OLIVE: Oblivious and Differentially Private Federated Learning on Trusted Execution Environment

By combining Federated Learning with Differential Privacy, it has become possible to train deep models while taking privacy into account. Using Local Differential Privacy (LDP) does not require trust in the server, but its utility is limited due to strong gradient perturbations. On the other hand, client-level Central Differential Privacy (CDP) provides a good balance between the privacy and utility of the trained model, but requires trust in the central server since they have to share raw gradients. We propose OLIVE, a system that can benefit from CDP while eliminating the need for trust in the server as LDP achieves, by using Trusted Execution Environment (TEE), which has attracted much attention in recent years. In particular, OLIVE provides an efficient data oblivious algorithm to minimize the privacy risk that can occur during aggregation in a TEE even on a privileged untrusted server. In this work, firstly, we design an inference attack to leak training data privacy from index information of gradients which can be obtained by side channels in a sparsified gradients setting, and demonstrate the attack's effectiveness on real world dataset.

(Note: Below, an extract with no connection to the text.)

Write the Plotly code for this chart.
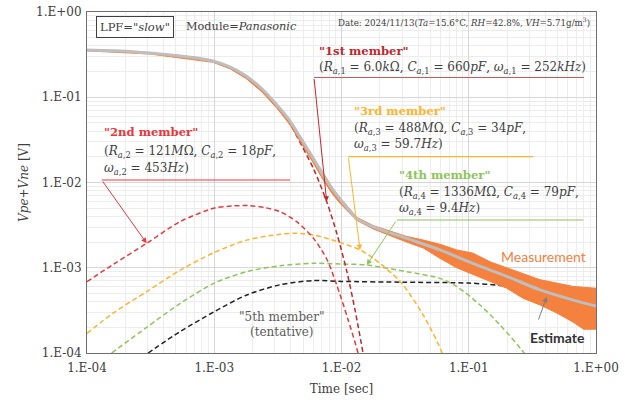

Secondly, we propose a fully-oblivious but efficient algorithm that keeps the memory access patterns completely uniform and secure to protect privacy against the designed attack. We also demonstrate that our method works practically by various empirical experiments. Our experimental results show our proposed algorithm is more efficient compared to state-of-the-art general-purpose Oblivious RAM, and can be a practical method in the real-world scales.